LONDON (Reuters) – A former member of British Prime Minister Rishi Sunak’s Conservatives committed a “extremely serious breach” of parliament’s rules and should be suspended for 35 days, the standards watchdog said, potentially triggering a by-election.
Scott Benton sits as an independent, having been suspended from the governing Conservatives in April after he was filmed in a newspaper sting offering to lobby ministers and leak market-sensitive information on behalf of a fake company.
The findings of the independent Parliamentary Commissioner for Standards, who opened an investigation in April, were published on Thursday and found he had breached rules that say lawmakers should not take any action which would cause significant damage to the integrity of parliament.
“In our view … it was an extremely serious breach,” Parliament’s Committee on Standards said, agreeing with the commissioner’s findings.
“The message he gave to his interlocutors … was that he was corrupt and ‘for sale’, and that so were many other Members of the House. He communicated a toxic message about standards in parliament.”
The Times published a video in which Benton told its undercover reporters, who were posing as gambling industry investors looking for a paid adviser, that he could leak them a copy of an upcoming market-sensitive government policy paper on gambling reforms.
Benton also offered to submit parliamentary questions and talked of his access to ministers. The journalists had proposed paying him thousands of pounds a month, the Times said.

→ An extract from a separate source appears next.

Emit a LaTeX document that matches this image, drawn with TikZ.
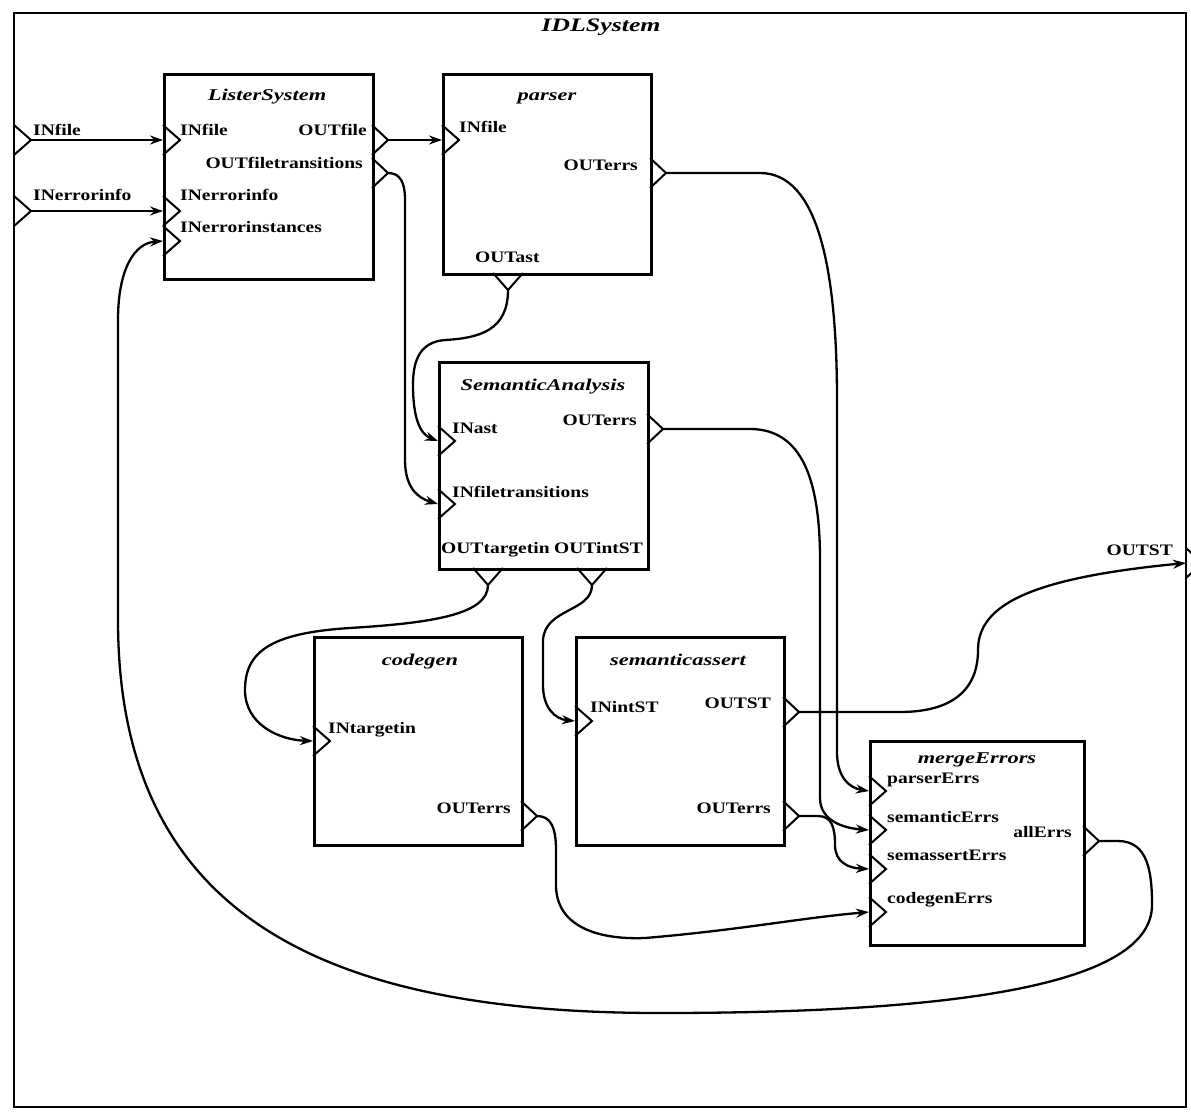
\documentclass[tikz,border=0pt]{standalone}
\usepackage{fontspec}
\usetikzlibrary{arrows.meta}
\newfontfamily\lblfont{Liberation Serif}[FakeStretch=1.22]
\newfontfamily\ttlfont{Liberation Serif}[FakeStretch=1.36]

% input port: triangle with its base on a left box edge, tip pointing inward
\newcommand\portIn[3]{%
  \draw[port] (#1,#2-15) -- (#1+17,#2) -- (#1,#2+15);
  \coordinate (#3) at (#1,#2);
  \coordinate (#3t) at (#1+17,#2);}
% output port on a right edge: triangle pointing outward
\newcommand\portOut[3]{%
  \draw[port] (#1,#2-15) -- (#1+16,#2) -- (#1,#2+15);
  \coordinate (#3) at (#1+16,#2);
  \coordinate (#3b) at (#1,#2);}
% output port on a bottom edge: triangle pointing down
\newcommand\portDown[3]{%
  \draw[port] (#1-15,#2) -- (#1,#2+17) -- (#1+15,#2);
  \coordinate (#3) at (#1,#2+17);}

\tikzset{
  box/.style={draw, line width=2.8pt, inner sep=0pt, anchor=north west},
  frame/.style={draw, line width=2.6pt},
  port/.style={line width=2pt, line join=miter},
  conn/.style={line width=2.3pt, -{Stealth[length=13pt,width=9pt]}},
  lbl/.style={font=\lblfont\bfseries\fontsize{16}{16}\selectfont, inner sep=0pt},
  ttl/.style={font=\ttlfont\bfseries\itshape\fontsize{16.5}{16.5}\selectfont, inner sep=0pt, anchor=base},
  bigttl/.style={font=\ttlfont\bfseries\itshape\fontsize{19}{19}\selectfont, inner sep=0pt, anchor=base},
}

\begin{document}
\begin{tikzpicture}[x=1pt,y=-1pt]
\fill[white] (0,0) rectangle (1191,1112);
\useasboundingbox (0,0) rectangle (1191,1112);

% enclosing system
\draw[frame] (14,13) rectangle (1186,1107);
\node[bigttl] (sysTitle) at (601,31) {IDLSystem};
\portIn{14}{140}{oInFile}
\portIn{14}{211}{oInErr}
\portOut{1186}{563}{oOutST}
\node[lbl, anchor=base west] (oInFileL) at (33,135) {INfile};
\node[lbl, anchor=base west] (oInErrL) at (33,200) {INerrorinfo};
\node[lbl, anchor=base east] (oOutSTL) at (1173,555) {OUTST};

% ListerSystem
\node[box, minimum width=209pt, minimum height=205pt] (lister) at (163,73) {};
\node[ttl] (listerT) at (267,100) {ListerSystem};
\portIn{163}{140}{lInFile}
\portIn{163}{211}{lInErr}
\portIn{163}{241}{lInInst}
\portOut{372}{140}{lOutFile}
\portOut{372}{173}{lOutTr}
\node[lbl, anchor=base west] (lInFileL) at (180,135) {INfile};
\node[lbl, anchor=base east] (lOutFileL) at (367,135) {OUTfile};
\node[lbl, anchor=base east] (lOutTrL) at (363,168) {OUTfiletransitions};
\node[lbl, anchor=base west] (lInErrL) at (180,200) {INerrorinfo};
\node[lbl, anchor=base west] (lInInstL) at (180,232) {INerrorinstances};

% parser
\node[box, minimum width=208pt, minimum height=200pt] (parser) at (442,73) {};
\node[ttl] (parserT) at (547,100) {parser};
\portIn{442}{140}{pInFile}
\portOut{650}{173}{pOutErrs}
\portDown{508}{273}{pOutAst}
\node[lbl, anchor=base west] (pInFileL) at (459,132) {INfile};
\node[lbl, anchor=base east] (pOutErrsL) at (638,170) {OUTerrs};
\node[lbl, anchor=base west] (pOutAstL) at (475,262) {OUTast};

% SemanticAnalysis
\node[box, minimum width=209pt, minimum height=207pt] (sa) at (438,361) {};
\node[ttl] (saT) at (543,390) {SemanticAnalysis};
\portIn{438}{441}{saInAst}
\portIn{438}{504}{saInTr}
\portOut{647}{429}{saOutErrs}
\portDown{488}{568}{saOutTgt}
\portDown{592}{568}{saOutInt}
\node[lbl, anchor=base west] (saInAstL) at (452,433) {INast};
\node[lbl, anchor=base east] (saOutErrsL) at (637,425) {OUTerrs};
\node[lbl, anchor=base west] (saInTrL) at (452,497) {INfiletransitions};
\node[lbl, anchor=base west] (saOutTgtL) at (441,553) {OUTtargetin};
\node[lbl, anchor=base east] (saOutIntL) at (643,553) {OUTintST};

% codegen
\node[box, minimum width=208pt, minimum height=208pt] (codegen) at (313,636) {};
\node[ttl] (codegenT) at (420,665) {codegen};
\portIn{313}{741}{cInTgt}
\portOut{521}{816}{cOutErrs}
\node[lbl, anchor=base west] (cInTgtL) at (328,733) {INtargetin};
\node[lbl, anchor=base east] (cOutErrsL) at (511,813) {OUTerrs};

% semanticassert
\node[box, minimum width=208pt, minimum height=208pt] (sassert) at (575,636) {};
\node[ttl] (sassertT) at (678,665) {semanticassert};
\portIn{575}{721}{sInInt}
\portOut{783}{712}{sOutST}
\portOut{783}{816}{sOutErrs}
\node[lbl, anchor=base west] (sInIntL) at (590,712) {INintST};
\node[lbl, anchor=base east] (sOutSTL) at (771,708) {OUTST};
\node[lbl, anchor=base east] (sOutErrsL) at (771,813) {OUTerrs};

% mergeErrors
\node[box, minimum width=214pt, minimum height=204pt] (merge) at (869,740) {};
\node[ttl] (mergeT) at (977,763) {mergeErrors};
\portIn{869}{791}{mParser}
\portIn{869}{830}{mSem}
\portIn{869}{869}{mAssert}
\portIn{869}{912}{mCodegen}
\portOut{1083}{841}{mOutAll}
\node[lbl, anchor=base west] (mParserL) at (887,783) {parserErrs};
\node[lbl, anchor=base west] (mSemL) at (887,822) {semanticErrs};
\node[lbl, anchor=base west] (mAssertL) at (887,860) {semassertErrs};
\node[lbl, anchor=base west] (mCodegenL) at (887,903) {codegenErrs};
\node[lbl, anchor=base east] (mOutAllL) at (1072,837) {allErrs};

% connections
\draw[conn] (oInFilet) -- (lInFile);
\draw[conn] (oInErrt) -- (lInErr);
\draw[conn] (lOutFile) -- (pInFile);
\draw[conn] (lOutTr) .. controls (400,173) and (405,182) .. (405,200)
  -- (405,460) .. controls (405,488) and (418,498) .. (saInTr);
\draw[conn] (pOutAst) .. controls (508,330) and (480,338) .. (445,340)
  .. controls (420,342) and (413,360) .. (413,385)
  .. controls (413,418) and (420,434) .. (saInAst);
\draw[conn] (pOutErrs) -- (760,173) .. controls (812,173) and (837,250) .. (837,400)
  -- (837,752) .. controls (837,778) and (850,788) .. (mParser);
\draw[conn] (saOutErrs) -- (750,429) .. controls (802,429) and (820,480) .. (820,560)
  -- (820,798) .. controls (820,820) and (842,828) .. (mSem);
\draw[conn] (sOutErrs) -- (818,816) .. controls (832,816) and (835,828) .. (835,845)
  .. controls (835,862) and (848,868) .. (mAssert);
\draw[conn] (cOutErrs) .. controls (550,816) and (556,826) .. (556,850)
  -- (556,885) .. controls (556,925) and (595,940) .. (645,938)
  .. controls (740,930) and (800,918) .. (mCodegen);
\draw[conn] (mOutAll) -- (1118,841) .. controls (1148,841) and (1152,872) .. (1152,905)
  .. controls (1152,990) and (930,1013) .. (660,1013)
  .. controls (330,1013) and (118,920) .. (118,620)
  -- (118,320) .. controls (118,268) and (135,243) .. (lInInst);
\draw[conn] (saOutTgt) .. controls (488,615) and (430,623) .. (350,628)
  .. controls (270,633) and (245,652) .. (245,690)
  .. controls (245,725) and (280,740) .. (cInTgt);
\draw[conn] (saOutInt) .. controls (592,612) and (545,608) .. (543,640)
  -- (543,685) .. controls (543,708) and (555,719) .. (sInInt);
\draw[conn] (sOutST) -- (900,712) .. controls (952,712) and (978,690) .. (978,650)
  .. controls (978,605) and (1030,578) .. (oOutSTb);
\end{tikzpicture}
\end{document}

In his evidence to the committee, Benton described the meeting as “a lapse in judgment” and said he deeply regretted
his comments but that he did not consider his actions to be a breach of the rules.
The committee said Benton, who has been a member of parliament since 2019, withheld evidence from the investigation. It also said he was motivated by personal gain and his comments had suggested this was a repeat offence.
It recommended he be suspended from parliament for 35 days, which if approved by lawmakers, would trigger a recall petition. If signed by 10% of voters, the petition leads to a by-election for his seat in parliament.